Among these lines, how many include "draw"? Answer only with the number.

→ SUPPLIED INFORMATION:
======

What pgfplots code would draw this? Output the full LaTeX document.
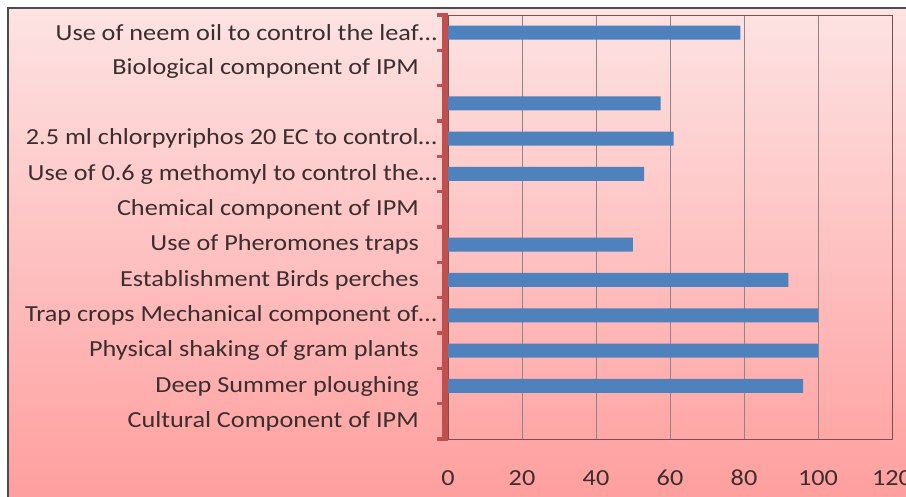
\documentclass[border=0pt]{standalone}
\usepackage{pgfplots}
\pgfplotsset{compat=1.18}
\usepackage{fontspec}
\setmainfont{Carlito}[FakeStretch=1.14]
\definecolor{barblue}{HTML}{4F81BD}
\definecolor{axred}{HTML}{C0504D}
\definecolor{gridc}{HTML}{8E8686}
\definecolor{txt}{HTML}{3A2E2E}
\definecolor{bgtop}{RGB}{253,227,227}
\definecolor{bgbot}{RGB}{255,158,158}
\begin{document}
\begin{tikzpicture}[x=1pt,y=1pt]
\useasboundingbox (0,0) rectangle (906,497);
\clip (0,0) rectangle (906,497);
\fill[white] (0,0) rectangle (906,497);
\shade[top color=bgtop, bottom color=bgbot] (8,-5) rectangle (915,489);
\draw[line width=1.6pt, black!70] (8,-5) -- (8,489) -- (915,489);
\begin{axis}[
  at={(448pt,58pt)}, anchor=south west,
  scale only axis, width=444pt, height=424pt,
  clip=false,
  xbar, bar width=14pt,
  xmin=0, xmax=120, ymin=-0.5, ymax=11.5,
  xtick={0,20,...,120},
  ytick={-0.5,0.5,...,11.5}, yticklabels={},
  extra y ticks={0,...,11},
  extra y tick labels={
    Cultural Component of IPM,
    Deep Summer ploughing,
    Physical shaking of gram plants,
    Trap crops Mechanical component of\rlap{…},
    Establishment Birds perches,
    Use of Pheromones traps,
    Chemical component of IPM,
    Use of 0.6 g methomyl to control the\rlap{…},
    2.5 ml chlorpyriphos 20 EC to control\rlap{…},
    {},
    Biological component of IPM,
    Use of neem oil to control the leaf\rlap{…}},
  extra y tick style={major tick length=0pt, tick style={draw=none}},
  ytick pos=left, xtick pos=bottom,
  tick align=outside,
  major tick length=11pt,
  ytick style={axred, line width=3.5pt},
  xtick style={draw=none},
  xmajorgrids,
  major grid style={gridc, line width=0.8pt},
  axis line style={draw=black!40!axred!60!gray, line width=0.8pt},
  /pgf/number format/assume math mode=true,
  tick label style={font=\fontsize{23}{26}\selectfont, text=txt},
  yticklabel style={inner sep=0pt, anchor=east, xshift=-29pt},
  xticklabel style={inner sep=0pt, anchor=north, yshift=-20pt},
]
\addplot[fill=barblue, draw=none] coordinates {
  (0,0) (96,1) (100,2) (100,3) (92,4) (50,5) (0,6) (53,7) (61,8) (57.5,9) (0,10) (79,11)};
\draw[axred, line width=6pt] ([xshift=-3pt,yshift=-2pt]axis cs:0,-0.5) -- ([xshift=-3pt,yshift=2pt]axis cs:0,11.5);
\end{axis}
\end{tikzpicture}
\end{document}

======

→ RESULT: 7